Amid questions about whether or not Allen fired his weapon before being subdued, Jeanine Pirro, the top federal prosecutor in Washington DC, released edited security camera footage of the incident in a social media post.

In a caption, Pirro claimed the video showed Allen casing the hotel location the night before Saturday’s dinner, and then shooting a Secret Service agent as he rushed through a metal detector at a checkpoint while officers were in the process of removing at least one of the two magnetometers used for screening guests.

Pirro also claimed in the caption there was no evidence that the agent, who was wearing a bulletproof vest, was hit by friendly fire.

The video, which is slowed down and annotated at certain points, has already been provided to the US district court where Allen was charged, according to Pirro. It includes no audio.

While the video does show four muzzle flashes from an agent’s gun as he fired at Allen, it was not immediately clear whether it showed Allen discharging his weapon after he pointed it at the agent.

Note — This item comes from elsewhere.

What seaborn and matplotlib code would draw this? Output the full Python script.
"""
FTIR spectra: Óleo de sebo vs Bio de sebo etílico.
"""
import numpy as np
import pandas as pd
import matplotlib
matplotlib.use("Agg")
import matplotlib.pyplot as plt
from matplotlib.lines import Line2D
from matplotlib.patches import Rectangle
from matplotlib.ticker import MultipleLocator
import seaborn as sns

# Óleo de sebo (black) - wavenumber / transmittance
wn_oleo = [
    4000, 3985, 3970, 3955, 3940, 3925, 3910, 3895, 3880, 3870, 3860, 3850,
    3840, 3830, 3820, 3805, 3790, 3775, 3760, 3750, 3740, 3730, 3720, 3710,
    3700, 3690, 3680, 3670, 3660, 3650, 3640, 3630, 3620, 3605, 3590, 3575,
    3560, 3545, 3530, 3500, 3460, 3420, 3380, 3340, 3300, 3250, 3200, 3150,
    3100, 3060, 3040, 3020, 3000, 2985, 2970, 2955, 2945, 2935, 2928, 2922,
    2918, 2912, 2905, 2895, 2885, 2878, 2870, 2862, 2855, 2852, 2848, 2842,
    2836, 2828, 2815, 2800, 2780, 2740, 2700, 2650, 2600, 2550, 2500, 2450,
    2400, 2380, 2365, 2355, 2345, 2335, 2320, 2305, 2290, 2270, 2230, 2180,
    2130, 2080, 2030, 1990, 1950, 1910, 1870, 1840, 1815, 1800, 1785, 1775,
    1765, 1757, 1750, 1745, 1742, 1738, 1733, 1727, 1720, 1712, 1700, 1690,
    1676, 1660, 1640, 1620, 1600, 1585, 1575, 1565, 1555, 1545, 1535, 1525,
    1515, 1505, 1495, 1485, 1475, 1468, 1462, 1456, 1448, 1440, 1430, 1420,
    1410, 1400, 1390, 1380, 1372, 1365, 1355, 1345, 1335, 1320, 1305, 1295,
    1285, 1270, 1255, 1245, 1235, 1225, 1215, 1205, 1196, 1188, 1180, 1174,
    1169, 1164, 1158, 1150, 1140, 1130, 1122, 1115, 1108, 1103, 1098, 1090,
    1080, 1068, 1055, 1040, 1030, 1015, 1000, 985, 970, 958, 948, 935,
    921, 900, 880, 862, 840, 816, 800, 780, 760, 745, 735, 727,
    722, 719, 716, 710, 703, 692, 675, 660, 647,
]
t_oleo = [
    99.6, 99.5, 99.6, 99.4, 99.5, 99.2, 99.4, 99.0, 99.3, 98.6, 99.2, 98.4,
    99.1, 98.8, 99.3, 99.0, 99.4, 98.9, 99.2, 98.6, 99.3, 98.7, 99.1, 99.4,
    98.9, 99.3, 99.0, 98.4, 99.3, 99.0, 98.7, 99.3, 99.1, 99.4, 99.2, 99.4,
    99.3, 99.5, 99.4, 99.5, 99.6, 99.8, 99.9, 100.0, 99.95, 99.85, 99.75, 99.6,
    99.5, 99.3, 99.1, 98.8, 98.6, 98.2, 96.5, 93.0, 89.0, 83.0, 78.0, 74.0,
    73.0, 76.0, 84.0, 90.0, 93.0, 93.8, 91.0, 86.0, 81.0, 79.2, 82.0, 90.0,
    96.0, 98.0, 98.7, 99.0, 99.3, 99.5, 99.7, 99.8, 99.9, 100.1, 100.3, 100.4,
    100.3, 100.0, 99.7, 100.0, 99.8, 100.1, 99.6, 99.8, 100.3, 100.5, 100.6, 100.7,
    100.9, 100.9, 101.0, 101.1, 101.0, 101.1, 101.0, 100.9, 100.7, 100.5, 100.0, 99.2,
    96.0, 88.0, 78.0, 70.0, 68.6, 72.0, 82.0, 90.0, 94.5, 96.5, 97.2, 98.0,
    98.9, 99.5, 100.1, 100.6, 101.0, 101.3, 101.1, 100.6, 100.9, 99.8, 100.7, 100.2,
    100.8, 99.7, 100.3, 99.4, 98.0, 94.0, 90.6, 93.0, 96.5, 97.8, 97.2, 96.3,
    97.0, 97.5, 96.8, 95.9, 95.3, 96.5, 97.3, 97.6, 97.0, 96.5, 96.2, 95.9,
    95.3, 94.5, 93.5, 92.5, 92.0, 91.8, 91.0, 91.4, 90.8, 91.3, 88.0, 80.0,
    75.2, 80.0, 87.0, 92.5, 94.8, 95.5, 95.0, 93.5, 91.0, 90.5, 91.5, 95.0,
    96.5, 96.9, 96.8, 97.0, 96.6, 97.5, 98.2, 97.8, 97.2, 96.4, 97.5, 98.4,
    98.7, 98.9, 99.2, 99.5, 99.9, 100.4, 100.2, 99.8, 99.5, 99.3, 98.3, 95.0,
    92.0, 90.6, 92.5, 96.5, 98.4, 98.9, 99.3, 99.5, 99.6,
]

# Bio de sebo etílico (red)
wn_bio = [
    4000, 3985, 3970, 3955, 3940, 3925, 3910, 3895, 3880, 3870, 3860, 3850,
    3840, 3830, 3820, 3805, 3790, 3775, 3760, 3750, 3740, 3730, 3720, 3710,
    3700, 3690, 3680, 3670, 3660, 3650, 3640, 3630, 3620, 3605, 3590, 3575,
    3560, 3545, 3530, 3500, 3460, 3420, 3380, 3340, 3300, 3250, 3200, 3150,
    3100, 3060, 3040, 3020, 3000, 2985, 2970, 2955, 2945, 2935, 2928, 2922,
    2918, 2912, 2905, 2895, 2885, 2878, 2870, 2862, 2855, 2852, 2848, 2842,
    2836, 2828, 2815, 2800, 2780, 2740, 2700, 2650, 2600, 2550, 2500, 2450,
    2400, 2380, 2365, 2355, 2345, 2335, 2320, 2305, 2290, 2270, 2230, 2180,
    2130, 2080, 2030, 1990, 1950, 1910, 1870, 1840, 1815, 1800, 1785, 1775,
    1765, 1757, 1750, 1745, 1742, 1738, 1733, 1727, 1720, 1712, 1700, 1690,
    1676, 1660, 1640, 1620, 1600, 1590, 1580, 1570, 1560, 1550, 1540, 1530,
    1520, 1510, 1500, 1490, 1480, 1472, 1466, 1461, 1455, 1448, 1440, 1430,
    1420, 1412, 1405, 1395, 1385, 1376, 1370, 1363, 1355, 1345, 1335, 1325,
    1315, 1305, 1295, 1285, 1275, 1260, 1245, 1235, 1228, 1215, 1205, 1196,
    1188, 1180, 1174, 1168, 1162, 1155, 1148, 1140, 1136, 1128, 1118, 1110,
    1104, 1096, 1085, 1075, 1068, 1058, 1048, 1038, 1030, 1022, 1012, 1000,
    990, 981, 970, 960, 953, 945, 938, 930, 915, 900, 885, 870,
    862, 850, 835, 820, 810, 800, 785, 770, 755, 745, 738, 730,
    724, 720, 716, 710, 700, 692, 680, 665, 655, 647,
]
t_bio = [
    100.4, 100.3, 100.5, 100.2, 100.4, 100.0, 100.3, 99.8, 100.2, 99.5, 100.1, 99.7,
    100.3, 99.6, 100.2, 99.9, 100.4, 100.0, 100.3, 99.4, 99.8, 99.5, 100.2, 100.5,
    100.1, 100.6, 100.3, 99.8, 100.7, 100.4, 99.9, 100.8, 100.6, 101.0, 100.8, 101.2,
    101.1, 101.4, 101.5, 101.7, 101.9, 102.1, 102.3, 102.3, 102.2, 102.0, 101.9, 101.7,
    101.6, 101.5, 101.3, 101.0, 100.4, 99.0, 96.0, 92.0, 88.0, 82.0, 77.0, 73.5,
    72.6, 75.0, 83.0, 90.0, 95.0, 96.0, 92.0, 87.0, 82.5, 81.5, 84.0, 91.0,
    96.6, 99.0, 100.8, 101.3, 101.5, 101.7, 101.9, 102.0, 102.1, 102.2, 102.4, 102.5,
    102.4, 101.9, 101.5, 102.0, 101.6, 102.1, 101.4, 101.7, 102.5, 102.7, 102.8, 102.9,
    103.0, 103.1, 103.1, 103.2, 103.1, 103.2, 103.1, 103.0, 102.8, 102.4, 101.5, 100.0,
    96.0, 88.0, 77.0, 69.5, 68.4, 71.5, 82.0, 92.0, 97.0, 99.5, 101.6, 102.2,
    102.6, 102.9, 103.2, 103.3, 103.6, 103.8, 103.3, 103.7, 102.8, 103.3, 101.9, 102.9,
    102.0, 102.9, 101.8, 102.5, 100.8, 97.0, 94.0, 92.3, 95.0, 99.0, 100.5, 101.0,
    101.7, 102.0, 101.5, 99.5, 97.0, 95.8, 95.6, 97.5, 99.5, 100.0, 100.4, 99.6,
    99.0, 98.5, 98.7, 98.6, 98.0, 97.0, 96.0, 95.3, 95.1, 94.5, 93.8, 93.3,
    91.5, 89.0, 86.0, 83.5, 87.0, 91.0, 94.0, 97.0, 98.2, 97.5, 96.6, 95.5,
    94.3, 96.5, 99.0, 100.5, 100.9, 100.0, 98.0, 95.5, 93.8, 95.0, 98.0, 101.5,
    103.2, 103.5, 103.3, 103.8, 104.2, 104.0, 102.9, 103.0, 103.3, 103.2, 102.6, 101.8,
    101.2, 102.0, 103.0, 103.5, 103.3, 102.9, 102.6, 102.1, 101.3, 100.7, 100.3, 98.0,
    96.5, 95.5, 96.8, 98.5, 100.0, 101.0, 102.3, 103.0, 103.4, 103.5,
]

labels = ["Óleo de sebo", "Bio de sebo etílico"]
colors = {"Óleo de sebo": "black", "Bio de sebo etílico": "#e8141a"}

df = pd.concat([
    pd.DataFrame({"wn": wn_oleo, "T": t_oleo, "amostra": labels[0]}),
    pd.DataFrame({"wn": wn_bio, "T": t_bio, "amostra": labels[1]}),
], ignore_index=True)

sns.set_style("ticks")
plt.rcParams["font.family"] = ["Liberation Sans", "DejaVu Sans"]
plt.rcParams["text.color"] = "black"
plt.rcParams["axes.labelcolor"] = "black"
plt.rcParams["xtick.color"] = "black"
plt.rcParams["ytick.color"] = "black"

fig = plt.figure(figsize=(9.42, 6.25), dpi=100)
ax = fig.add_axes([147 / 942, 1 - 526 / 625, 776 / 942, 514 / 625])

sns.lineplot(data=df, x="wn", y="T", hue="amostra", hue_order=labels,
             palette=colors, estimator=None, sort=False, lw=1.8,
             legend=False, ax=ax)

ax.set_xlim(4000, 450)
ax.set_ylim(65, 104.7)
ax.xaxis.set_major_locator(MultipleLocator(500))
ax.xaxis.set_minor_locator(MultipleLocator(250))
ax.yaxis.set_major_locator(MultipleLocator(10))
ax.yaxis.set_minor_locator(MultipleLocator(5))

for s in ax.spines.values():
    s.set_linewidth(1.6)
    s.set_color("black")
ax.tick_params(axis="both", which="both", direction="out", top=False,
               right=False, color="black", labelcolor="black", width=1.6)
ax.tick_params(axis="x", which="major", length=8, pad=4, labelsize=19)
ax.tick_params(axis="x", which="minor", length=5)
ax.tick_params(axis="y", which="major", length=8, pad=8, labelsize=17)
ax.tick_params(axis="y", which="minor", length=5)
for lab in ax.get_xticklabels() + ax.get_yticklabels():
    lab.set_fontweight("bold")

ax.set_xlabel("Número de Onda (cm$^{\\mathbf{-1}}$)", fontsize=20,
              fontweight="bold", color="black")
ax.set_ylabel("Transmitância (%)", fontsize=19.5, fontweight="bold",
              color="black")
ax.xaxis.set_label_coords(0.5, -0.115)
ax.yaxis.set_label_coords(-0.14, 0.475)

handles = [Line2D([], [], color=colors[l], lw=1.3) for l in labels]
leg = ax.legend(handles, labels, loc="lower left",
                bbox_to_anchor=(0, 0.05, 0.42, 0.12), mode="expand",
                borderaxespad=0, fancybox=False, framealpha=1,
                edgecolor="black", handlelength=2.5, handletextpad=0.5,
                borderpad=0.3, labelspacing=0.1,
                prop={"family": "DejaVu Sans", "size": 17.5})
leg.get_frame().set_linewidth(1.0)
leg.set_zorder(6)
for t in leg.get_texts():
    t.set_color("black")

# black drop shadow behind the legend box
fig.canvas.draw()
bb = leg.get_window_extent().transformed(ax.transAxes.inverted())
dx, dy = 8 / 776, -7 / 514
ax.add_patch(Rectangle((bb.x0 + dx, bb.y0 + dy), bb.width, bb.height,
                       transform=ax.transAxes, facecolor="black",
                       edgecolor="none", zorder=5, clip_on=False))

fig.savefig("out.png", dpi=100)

The video was posted shortly after US Secret Service director Sean Curran told Pirro’s former employer Fox News that Allen was stopped not by Secret Service gunfire, but by a box used to transport a metal detector, which he tripped over as he ran through a checkpoint outside the venue.

Curran confirmed that Allen was not hit by any of the five shots fired at him by a Secret Service agent.

“It appears that the suspect hit his knee, while being engaged by the officer, on one of our magnetometer boxes, and began to fall to the ground,” Curran said.

Curran also reiterated the government’s claim that Allen fired first, hitting the agent who returned fire, but that contention has been challenged by the public defenders acting on Allen’s behalf and by a Washington Post video analysis of security-camera footage, which documented the firing of just four shots, all by the Secret Service agent.

In a letter to the federal prosecutors who brought charges against Allen, the public defenders noted that the acting attorney general, Todd Blanche, suggested the government was still working to produce ballistic evidence that the Secret Service agent, identified by the initials VG, had been shot by Allen.

Allen was charged Monday with attempting to assassinate the US president, transportation of firearms to commit a felony and unlawful discharge of a firearm during violence. Allen, a tutor from Torrance, California, has yet to enter a plea in the case.

Earlier Thursday, he agreed to remain in federal custody while his case moves forward.